La délation bat son plein, il est déconseillé de s’éloigner de la ligne de conduite étatique. Pour Kewei, le personnage central de cette grande fresque, l’heure des soucis commence avec la mort de son père Yongmin, rétif à la politique de MAO. Quant à la Chine de MAO elle ne veut voir qu’une tête et tient à contrôler tous les milieux possiblement incendiaires. JIANG Qing, femme de MAO, règne par exemple sur l’art. Les femmes doivent toutes porter un uniforme gris-bleu. Pas de différenciation entre les êtres, tout le monde doit ressembler au voisin. MAO est partout, son visage en tous lieux publics, le culte de la personnalité bat son plein, la mégalomanie a de bons restes. Pour les dissidents, c’est bien simple : on coupe des langues comme de vulgaires ongles, on déporte, on fait taire, tous les moyens sont bons. Culturellement, c’est le monopole du fameux « Petit livre rouge » érigé en Bible Prolétarienne.

Kewei, ce fils de paysan peintre, devenant peintre à son tour malgré les réticences de sa mère, peintre censuré qui, une fois possédant du poids et un poste au sein du Parti, censurera les œuvres. Monde absurde ou la liberté individuelle semble l’ennemi à abattre.
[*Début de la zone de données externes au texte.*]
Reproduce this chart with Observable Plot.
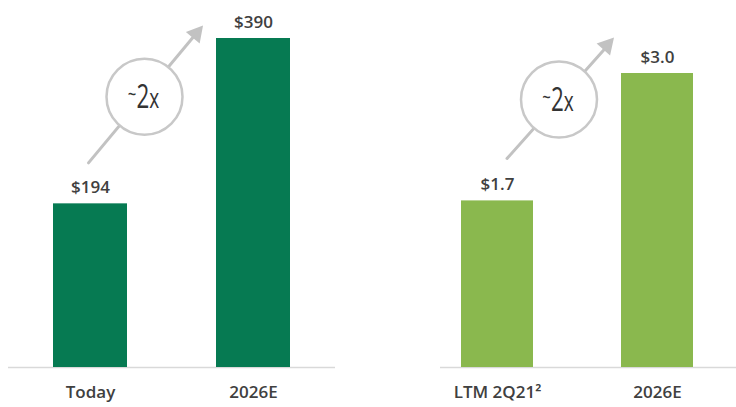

Mais voilà, MAO n’est pas éternel. Le Grand Timonier, investigateur de la Révolution Culturelle, casse sa pipe en 1976. Il était temps. Il avait demandé la crémation, elle lui est refusée par les autorités. Le pays va devoir se reconstruire, entre nostalgie et regard vers le futur, l’international : « Mao, c’était ce vieux grand-père auquel, par déférence, on ne s’oppose pas. C’était ce sage du passé, qui n’entend plus rien au monde, et qu’on n’ose pas contredire. C’était cet être qu’on a aimé, mais qu’on ne comprend plus. Alors on le craint. Alors on le hait. Le peuple chinois avait choisi de mettre sa liberté en viager. Le peuple chinois attendait la mort du Maître. Et ce ne fut que lorsque passa dans l’autre monde, s’il en est un, celui qui fut, à proprement parler, le dernier empereur de Chine, que la première révolution véritable put éclater. Que l’acte de naissance authentique de la Nouvelle Chine put être contresigné ».  Les capitaines de navire se nommeront HUA Guofeng, puis TENG Xiaoping. Mais c’est une autre histoire.
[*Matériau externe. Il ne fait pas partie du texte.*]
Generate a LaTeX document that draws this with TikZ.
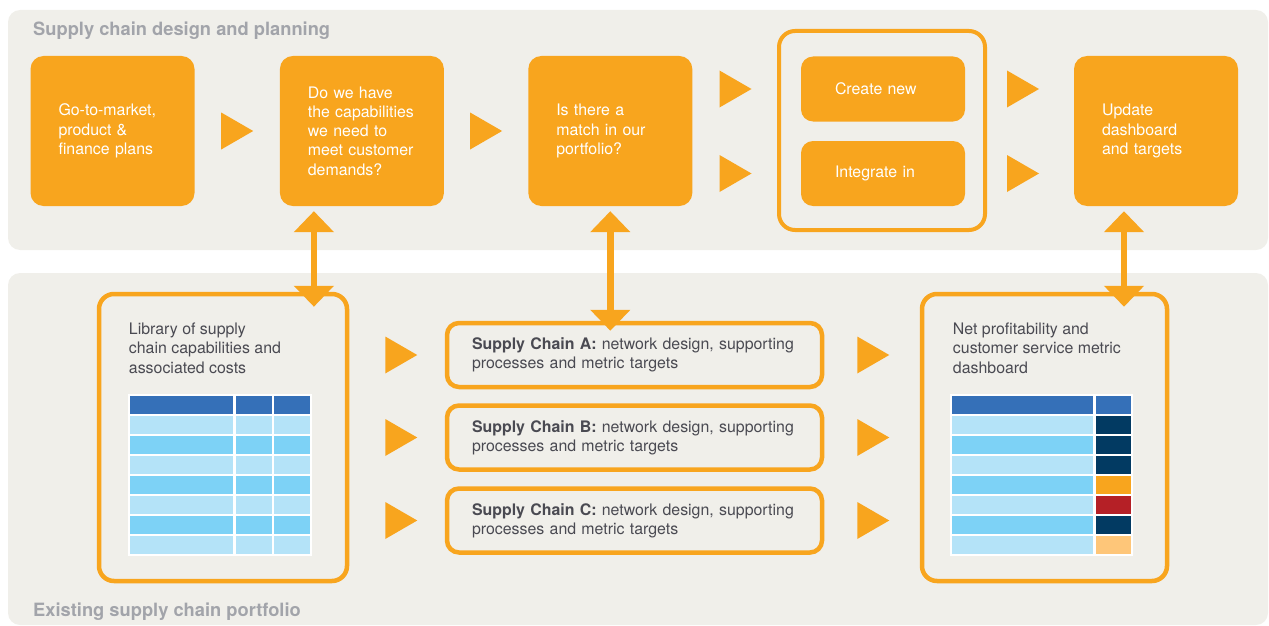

Ce roman est résolument politique et ne se contente pas d’observer. Il est dense, parfois complexe pour les novices de l’histoire chinoise contemporaine, il faut savoir s’accrocher aux wagons. Le travail fourni par l’auteur est assez exceptionnel car empreint de force détails, précis, cohérent. Vous l’aurez compris, les personnages fictifs sont là pour faire prendre forme et donner du poids à cette Chine du XXe siècle au destin singulier, un totalitarisme à la fois « classique » et pourtant voulant se démarquer des autres politiques autoritaires internationales. Roman sans temps mort, sans pathos, sans voyeurisme, une page d’histoire très bien restituée. L’auteur avait écrit il y a deux ans un roman sur la Russie post Stalinienne, je ne serais pas étonné d’aller y faire un tour à l’occasion (un hiver, bien sûr !). Quant au présent ouvrage, il est paru en 2018 dans la collection Blanche de chez Gallimard.